王厚心中正在納悶,李憲已經走了進來,他決定開門見山:“處道,眼下長卿情勢危急,河州缺醫少藥,我決定帶他去洛陽治療。”
王厚一驚,忙道:“此事與都知無關,長卿為救家父受傷,自然要由我王家負責救治。更何況,他現下的傷勢,不宜長途奔波。”
李憲冷笑道:“處道,事已至此,長卿是什麼身份,想必你應該有所覺察吧。”
王厚一愣:“我不明白都知的意思。”
李憲掃了王厚一眼,壓低了聲音道:“處道是什麼發現長卿是女郎的?”
王厚大驚,一時竟不知該如何答覆,卻見李憲放緩了聲音道:“處道可知長卿是富相公的幼女,八年前被夏兵擄去,後來幾經輾轉參了軍,在令尊麾下效力。我被陛下派往秦鳳路,除了例行公事外,還有一個任務就是打探富娘子的下落。”
頭腦中的疑問逐漸清晰,王厚渴望從李憲口中多聽到些王憶的信息,又不願意他說出令自己難堪的真相,誰知李憲不管不顧繼續說下去:“富娘子眼下尚未脫險,必須抓緊趕赴洛陽療治。這一回,陛下是不論如何都不會將她一人留在邊地的。”

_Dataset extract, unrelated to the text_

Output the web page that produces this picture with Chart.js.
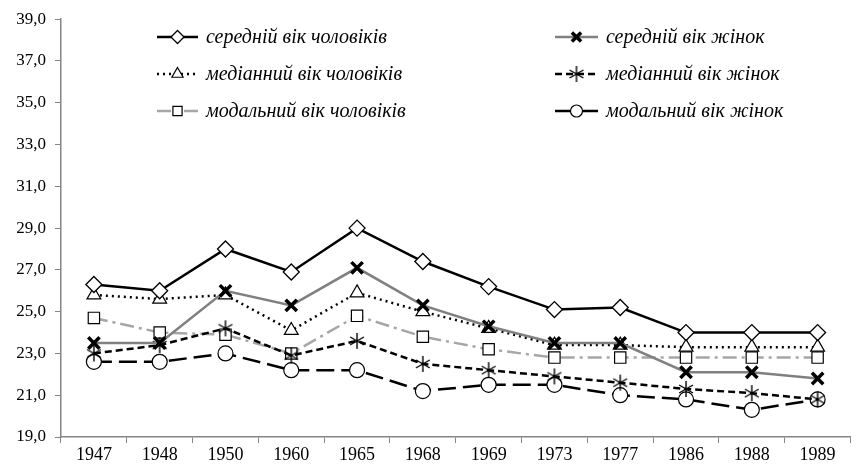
<!DOCTYPE html>
<html>
<head>
<meta charset="utf-8">
<script src="https://cdn.jsdelivr.net/npm/chart.js@4.4.1/dist/chart.umd.min.js"></script>
<style>
  html, body { margin: 0; padding: 0; background: #fff; }
  #wrap { width: 862px; height: 467px; }
</style>
</head>
<body>
<div id="wrap"><canvas id="chart" width="862" height="467"></canvas></div>
<script>
const years = ['1947', '1948', '1950', '1960', '1965', '1968', '1969', '1973', '1977', '1986', '1988', '1989'];

const meanMen = [26.3, 26.0, 28.0, 26.9, 29.0, 27.4, 26.2, 25.1, 25.2, 24.0, 24.0, 24.0];
const meanWomen = [23.5, 23.5, 26.0, 25.3, 27.1, 25.3, 24.3, 23.5, 23.5, 22.1, 22.1, 21.8];
const medianMen = [25.8, 25.6, 25.8, 24.1, 25.9, 25.0, 24.2, 23.4, 23.4, 23.3, 23.3, 23.3];
const medianWomen = [23.0, 23.4, 24.2, 22.9, 23.6, 22.5, 22.2, 21.9, 21.6, 21.3, 21.1, 20.8];
const modalMen = [24.7, 24.0, 23.9, 23.0, 24.8, 23.8, 23.2, 22.8, 22.8, 22.8, 22.8, 22.8];
const modalWomen = [22.6, 22.6, 23.0, 22.2, 22.2, 21.2, 21.5, 21.5, 21.0, 20.8, 20.3, 20.8];

const yTicks = [19, 21, 23, 25, 27, 29, 31, 33, 35, 37, 39];

// asterisk with 6 arms, like the original marker
function makeAsterisk(size) {
  const c = document.createElement('canvas');
  c.width = size; c.height = size;
  const g = c.getContext('2d');
  const r = size / 2 - 1;
  g.strokeStyle = '#000';
  g.lineWidth = 1.4;
  g.beginPath();
  for (let a = 0; a < 3; a++) {
    const ang = Math.PI / 2 + a * Math.PI / 3;
    g.moveTo(size / 2 + Math.cos(ang) * r, size / 2 + Math.sin(ang) * r);
    g.lineTo(size / 2 - Math.cos(ang) * r, size / 2 - Math.sin(ang) * r);
  }
  g.stroke();
  return c;
}
const asterisk = makeAsterisk(18);

const datasets = [
  {
    label: 'середній вік чоловіків', data: meanMen,
    borderColor: '#000', borderWidth: 2.5,
    pointStyle: 'rectRot', pointRadius: 8, pointBackgroundColor: '#fff', pointBorderColor: '#000', pointBorderWidth: 1.3
  },
  {
    label: 'середній вік жінок', data: meanWomen,
    borderColor: '#808080', borderWidth: 2.5,
    pointStyle: 'crossRot', pointRadius: 8, pointBorderColor: '#000', pointBorderWidth: 3.5
  },
  {
    label: 'медіанний вік чоловіків', data: medianMen,
    borderColor: '#000', borderWidth: 2.5, borderDash: [2, 4],
    pointStyle: 'triangle', pointRadius: 8, pointBackgroundColor: '#fff', pointBorderColor: '#000', pointBorderWidth: 1.2
  },
  {
    label: 'медіанний вік жінок', data: medianWomen,
    borderColor: '#000', borderWidth: 2.5, borderDash: [7, 4],
    pointStyle: asterisk, pointRadius: 9
  },
  {
    label: 'модальний вік чоловіків', data: modalMen,
    borderColor: '#a6a6a6', borderWidth: 2.5, borderDash: [14, 5, 3, 5],
    pointStyle: 'rect', pointRadius: 8, pointBackgroundColor: '#fff', pointBorderColor: '#000', pointBorderWidth: 1.2
  },
  {
    label: 'модальний вік жінок', data: modalWomen,
    borderColor: '#000', borderWidth: 2.5, borderDash: [18, 7],
    pointStyle: 'circle', pointRadius: 7.5, pointBackgroundColor: '#fff', pointBorderColor: '#000', pointBorderWidth: 1.2
  }
];

// legend in two columns drawn inside the plot area
const twoColLegend = {
  id: 'twoColLegend',
  afterDraw(chart) {
    const ctx = chart.ctx;
    const cols = [{ x0: 157, x1: 198, tx: 206 }, { x0: 555, x1: 598, tx: 606 }];
    const rows = [37, 74, 111];
    chart.data.datasets.forEach((ds, i) => {
      const col = cols[i % 2];
      const y = rows[Math.floor(i / 2)];
      ctx.save();
      ctx.strokeStyle = ds.borderColor;
      ctx.lineWidth = ds.borderWidth;
      ctx.setLineDash(ds.borderDash || []);
      ctx.beginPath();
      ctx.moveTo(col.x0, y);
      ctx.lineTo(col.x1, y);
      ctx.stroke();
      ctx.setLineDash([]);
      ctx.fillStyle = ds.pointBackgroundColor || '#fff';
      ctx.strokeStyle = ds.pointBorderColor || '#000';
      ctx.lineWidth = ds.pointBorderWidth || 1;
      Chart.helpers.drawPoint(ctx, {
        pointStyle: ds.pointStyle,
        radius: ds.pointRadius - 1.5,
        borderWidth: ds.pointBorderWidth || 1,
        rotation: 0
      }, (col.x0 + col.x1) / 2, y);
      ctx.font = 'italic 20px "Liberation Serif"';
      ctx.fillStyle = '#000';
      ctx.textBaseline = 'middle';
      ctx.fillText(ds.label, col.tx, y + 1);
      ctx.restore();
    });
  }
};

new Chart(document.getElementById('chart'), {
  type: 'line',
  data: { labels: years, datasets: datasets },
  plugins: [twoColLegend],
  options: {
    responsive: false,
    animation: false,
    layout: { padding: { top: 19, right: 1, left: 0, bottom: 0 } },
    elements: { line: { tension: 0 } },
    plugins: {
      legend: { display: false },
      tooltip: { enabled: false }
    },
    scales: {
      x: {
        offset: true,
        grid: { offset: true, drawOnChartArea: false, drawTicks: true, tickLength: 6, color: '#868686' },
        border: { color: '#868686', width: 1.5 },
        ticks: { color: '#000', font: { family: '"Liberation Serif"', size: 18 }, padding: 1, maxRotation: 0 },
        afterFit(scale) { scale.height = 30; }
      },
      y: {
        min: 19, max: 39,
        afterBuildTicks(scale) { scale.ticks = yTicks.map(v => ({ value: v })); },
        grid: { drawOnChartArea: false, drawTicks: true, tickLength: 6, color: '#868686' },
        border: { color: '#868686', width: 1.5 },
        ticks: {
          color: '#000', font: { family: '"Liberation Serif"', size: 17 }, padding: 9,
          callback: v => v.toFixed(1).replace('.', ',')
        },
        afterFit(scale) { scale.width = 61; }
      }
    }
  }
});
</script>
</body>
</html>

四周只剩下空寂的沉默,王厚如鯁在喉,做聲不得,眼睜睜看著看著李憲指揮下人,將王憶的行李抬上了馬車。當他們上前要挪動王憶時,卻被王厚低聲喝止:“且慢。”
李憲提高了聲音:“處道這是要抗旨嗎?”
王厚神色中有難以掩飾的痛楚,他沉聲囑咐道:“路途顛簸,還請都知讓人在車內多放些褥子,以免牽動她的傷口。”
李憲深深看了王厚一眼,冷冷道:“不勞處道費心,我自會護她一路周全。”
再次醒來,王憶的身份又變成了雲娘,回想不久前的軍旅生涯,彷佛做了一場不真實的幻夢。
一路上雲娘皆是病體纏綿,許是鬆懈下來,胸口的箭傷開始慢慢發威,整日高燒不退,湯藥喝下去效果也有限。這日午後,精神稍好,稍稍掀開馬車帷裳,瞥見了陌上流水潺潺。忍不住問下人:“已經是冬天了嗎?我們這是到了那裡?”
一旁侍候的婢女輕輕答道:“娘子,洛河到了,我們快要進入洛陽。您再稍微忍耐半日,就能好好休息了。”
居然是洛河,“如何清洛如清晝,共見初升又見沈”,這就要回到故鄉了嗎?想那班超年老思鄉,上書乞歸“臣不敢望到酒泉郡,但願生入玉門關”,解憂公主紅顏離家,皓首歸來,更有多少和親女子,一出陽關,是有去無回,連骸骨都不能歸葬漢地,比起他們,自己是不是算幸運呢。
八年的邊地生活早已將她改變,悄悄打開塵封已久的銅鏡,雖然面龐依舊青春,但眼底的滄桑卻是如何都遮不住。遙想二八年華,在金明池畔與寶安公主一行人一起賞花打馬球,那樣明媚美好的心境,終究是一去不復返了。原來一場大夢初醒,她已不再是當初的少年。